# Data start

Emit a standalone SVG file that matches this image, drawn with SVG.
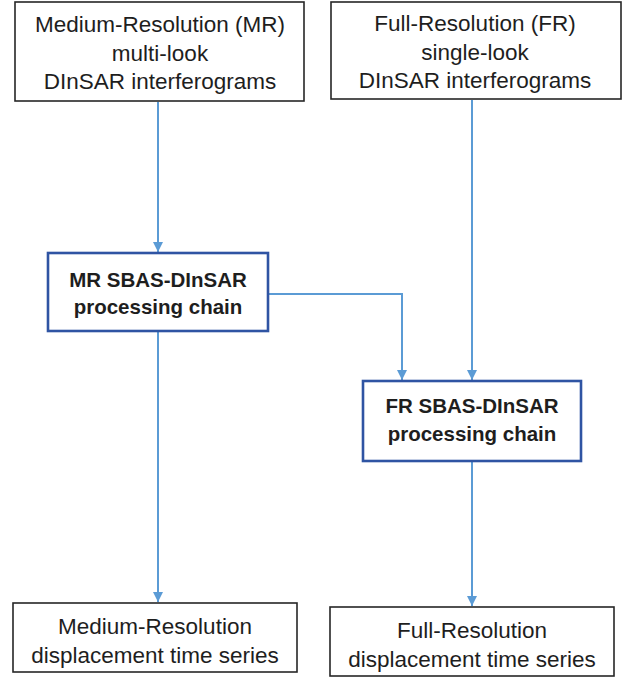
<svg xmlns="http://www.w3.org/2000/svg" width="626" height="677" viewBox="0 0 626 677">
  <style>
    .box { fill: #ffffff; stroke: #262626; stroke-width: 1.6; }
    .proc { fill: #ffffff; stroke: #2f54a3; stroke-width: 2.6; }
    .lbl { font-family: "Liberation Sans", Arial, sans-serif; font-size: 22.5px; fill: #1e1e1e; text-anchor: middle; }
    .bold { font-weight: bold; font-size: 20.5px; }
    .link { fill: none; stroke: #5b9bd5; stroke-width: 2; }
  </style>
  <defs>
    <marker id="arrow" viewBox="0 0 10 10" refX="10" refY="5" markerWidth="11" markerHeight="10" orient="auto" markerUnits="userSpaceOnUse">
      <path d="M0,0 L10,5 L0,10 z" fill="#5b9bd5"/>
    </marker>
  </defs>

  <g id="connectors">
    <path class="link" d="M158,102 V252" marker-end="url(#arrow)"/>
    <path class="link" d="M472,100 V380" marker-end="url(#arrow)"/>
    <path class="link" d="M268,294 H402 V380" marker-end="url(#arrow)"/>
    <path class="link" d="M158,332 V602" marker-end="url(#arrow)"/>
    <path class="link" d="M472,462 V606" marker-end="url(#arrow)"/>
  </g>

  <g id="mr-input">
    <rect class="box" x="15" y="2" width="289" height="99"/>
    <text class="lbl" x="160" y="32">Medium-Resolution (MR)</text>
    <text class="lbl" x="160" y="61">multi-look</text>
    <text class="lbl" x="160" y="89">DInSAR interferograms</text>
  </g>

  <g id="fr-input">
    <rect class="box" x="331" y="2" width="290" height="97"/>
    <text class="lbl" x="475" y="31">Full-Resolution (FR)</text>
    <text class="lbl" x="475" y="60">single-look</text>
    <text class="lbl" x="475" y="88">DInSAR interferograms</text>
  </g>

  <g id="mr-chain">
    <rect class="proc" x="48" y="253" width="220" height="78"/>
    <text class="lbl bold" x="158" y="287">MR SBAS-DInSAR</text>
    <text class="lbl bold" x="158" y="314">processing chain</text>
  </g>

  <g id="fr-chain">
    <rect class="proc" x="363" y="381" width="218" height="80"/>
    <text class="lbl bold" x="472" y="413">FR SBAS-DInSAR</text>
    <text class="lbl bold" x="472" y="441">processing chain</text>
  </g>

  <g id="mr-output">
    <rect class="box" x="13" y="603" width="284" height="69"/>
    <text class="lbl" x="155" y="634">Medium-Resolution</text>
    <text class="lbl" x="155" y="663">displacement time series</text>
  </g>

  <g id="fr-output">
    <rect class="box" x="330" y="607" width="284" height="69"/>
    <text class="lbl" x="472" y="638">Full-Resolution</text>
    <text class="lbl" x="472" y="667">displacement time series</text>
  </g>
</svg>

# Data end

Exercise instructions:
Without the pictures, repeat the listing above exactly.

Task solution:
Emit a standalone SVG file that matches this image, drawn with SVG.
<svg xmlns="http://www.w3.org/2000/svg" width="626" height="677" viewBox="0 0 626 677">
  <style>
    .box { fill: #ffffff; stroke: #262626; stroke-width: 1.6; }
    .proc { fill: #ffffff; stroke: #2f54a3; stroke-width: 2.6; }
    .lbl { font-family: "Liberation Sans", Arial, sans-serif; font-size: 22.5px; fill: #1e1e1e; text-anchor: middle; }
    .bold { font-weight: bold; font-size: 20.5px; }
    .link { fill: none; stroke: #5b9bd5; stroke-width: 2; }
  </style>
  <defs>
    <marker id="arrow" viewBox="0 0 10 10" refX="10" refY="5" markerWidth="11" markerHeight="10" orient="auto" markerUnits="userSpaceOnUse">
      <path d="M0,0 L10,5 L0,10 z" fill="#5b9bd5"/>
    </marker>
  </defs>

  <g id="connectors">
    <path class="link" d="M158,102 V252" marker-end="url(#arrow)"/>
    <path class="link" d="M472,100 V380" marker-end="url(#arrow)"/>
    <path class="link" d="M268,294 H402 V380" marker-end="url(#arrow)"/>
    <path class="link" d="M158,332 V602" marker-end="url(#arrow)"/>
    <path class="link" d="M472,462 V606" marker-end="url(#arrow)"/>
  </g>

  <g id="mr-input">
    <rect class="box" x="15" y="2" width="289" height="99"/>
    <text class="lbl" x="160" y="32">Medium-Resolution (MR)</text>
    <text class="lbl" x="160" y="61">multi-look</text>
    <text class="lbl" x="160" y="89">DInSAR interferograms</text>
  </g>

  <g id="fr-input">
    <rect class="box" x="331" y="2" width="290" height="97"/>
    <text class="lbl" x="475" y="31">Full-Resolution (FR)</text>
    <text class="lbl" x="475" y="60">single-look</text>
    <text class="lbl" x="475" y="88">DInSAR interferograms</text>
  </g>

  <g id="mr-chain">
    <rect class="proc" x="48" y="253" width="220" height="78"/>
    <text class="lbl bold" x="158" y="287">MR SBAS-DInSAR</text>
    <text class="lbl bold" x="158" y="314">processing chain</text>
  </g>

  <g id="fr-chain">
    <rect class="proc" x="363" y="381" width="218" height="80"/>
    <text class="lbl bold" x="472" y="413">FR SBAS-DInSAR</text>
    <text class="lbl bold" x="472" y="441">processing chain</text>
  </g>

  <g id="mr-output">
    <rect class="box" x="13" y="603" width="284" height="69"/>
    <text class="lbl" x="155" y="634">Medium-Resolution</text>
    <text class="lbl" x="155" y="663">displacement time series</text>
  </g>

  <g id="fr-output">
    <rect class="box" x="330" y="607" width="284" height="69"/>
    <text class="lbl" x="472" y="638">Full-Resolution</text>
    <text class="lbl" x="472" y="667">displacement time series</text>
  </g>
</svg>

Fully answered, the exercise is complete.